LEADING THE REVOLUTION: Gary Hamel; Harvard Business School ress; Distributed by Tata McGraw-Hill Pub. Co. Ltd., 158, Arcot Road, Vadapalani, Chennai-600026. Email: xldel/tmh/vpc@tmhmaa.satyam.net.in; $. 29.95.

THERE ARE not too many "how to'' books written specifically for chief executives; maybe the market is perceived to be too small, at the top. After all, for a thousand potential readers who may be interested in a technology, only one can be the "head honcho'', in a position to direct that technology in a company.

There is a way out of this problem: make your book so compulsively readable, pack it with so many arresting graphics and tell it like it has never been told before like a prophet of the Internet Age that armies of armchair CEOs and closet entrepreneurs are motivated to read you.

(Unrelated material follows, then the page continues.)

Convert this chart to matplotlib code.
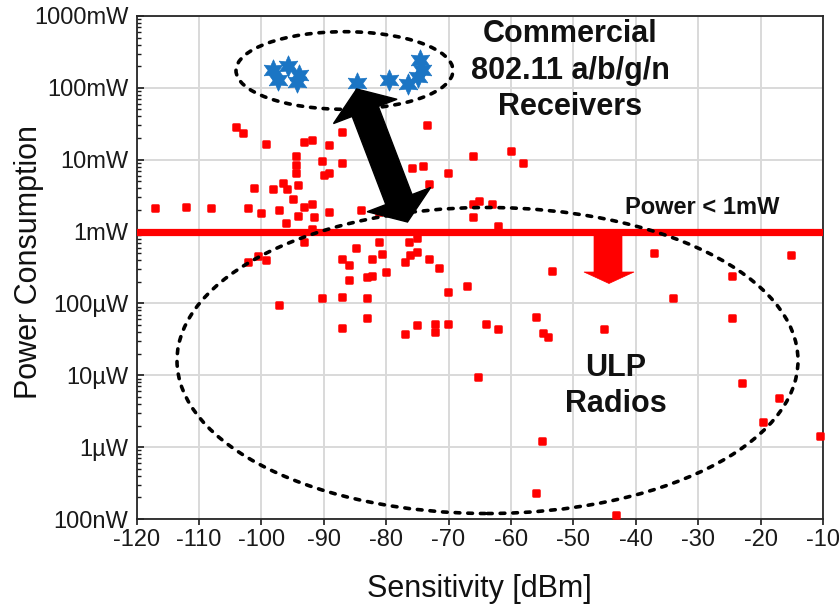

That is no mean achievement and that is precisely what Gary Hamel's addictive prose achieves across 300 "unputdownable" pages.

The road, according to Hamel (he is the California-based founder of a business strategies company), is not the well-tried traditional path. "In a non-linear world, only non-linear ideas will create new wealth," he says and illustrates it with telling examples from contemporary corporate history: Sabeer Bhatia's winning strategy for hotmail: free e-mail supported by advertisements -- an idea he sold to Microsoft within a year or so for $400 million; Internet Telephony: the idea that one can make international calls at the price of a local call; Michael Dell's brilliantly simple strategy to reduce dead inventories and maximise sales -- build a PC only after it has been ordered; build it to the customer's specification -- and deliver it within one week, flat{hellip} an impassioned analysis of why one computer or communication market leader missed the recent Net boom, while another, more market-savvy competitor rode the wave is revealing: there is no room for plodding foot soldiers, in an age of revolutionaries. "Unless you become adept at business concept innovation, more adept minds will capture tomorrow's wealth".

Throughout the book, Hamel motivates the reader to break the mould -- to cut away from tradition. "The real issue is not the present versus the future, but the orthodox versus the heterodox".

Not surprisingly his most striking examples of creative disruption come from the computer industry: "Silicon Valley is nothing more than a refugee camp for revolutionaries who could not get a hearing elsewhere".

For repressed revolutionaries and others impatient to get ahead in the "cyberat'' race, Gary Hamel's evangelist prose will sound like the rousing management "mantra'' for the new Information Age.